On Friday, Secretary Chertoff and I announced a plan that will accelerate the distribution of federal assistance and provide transitional housing to all victims of Hurricane Katrina.

The first step is to register with FEMA by either visiting their website, or calling 1-800-621-FEMA. If you were in HUD assisted housing prior to the hurricane then HUD along with local housing authorities will provide you with fair market value rental assistance for up to eighteen months in the locality of your choice.

Joseph, from Enterprise, Alabama writes:
Secretary Jackson, What is happening to all the money that has been donated to help the victims of Hurricane Katrina? Are they getting it?

Alphonso Jackson
Be assured that money donated to reputable charities is being used in a multitude of ways to help those affected by Katrina. Volunteer organizations such as the Red Cross are doing an amazing job of helping those in need. So far the Red Cross has already spent and distributed over $500 million to meet emergency needs. From offering food and shelter to physical and mental health services, volunteer organizations are a vital bridge to long term government assistance.

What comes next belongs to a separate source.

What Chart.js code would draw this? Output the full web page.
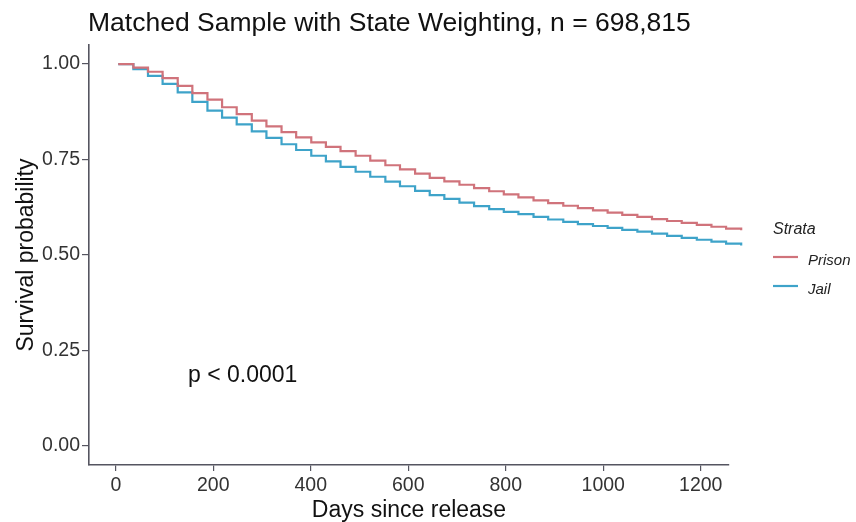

Once again, I want to urge all displaced families to register for the HUD / FEMA Katrina Disaster Housing Assistance Program. This is an excellent opportunity for evacuees to begin to put their lives back together so I encourage them to sign up as soon as possible. They can do so by calling 1 (800) 621-FEMA or registering online at

We must all continue our work during the upcoming weeks and months to make certain every evacuee is appropriately housed. It is the Department's mission to ensure that all Americans are provided with decent, safe and sanitary housing. You have my word that HUD will always remain dedicated to that mission.

Thank you for all the great questions. I enjoyed spending time with you on "Ask the White House."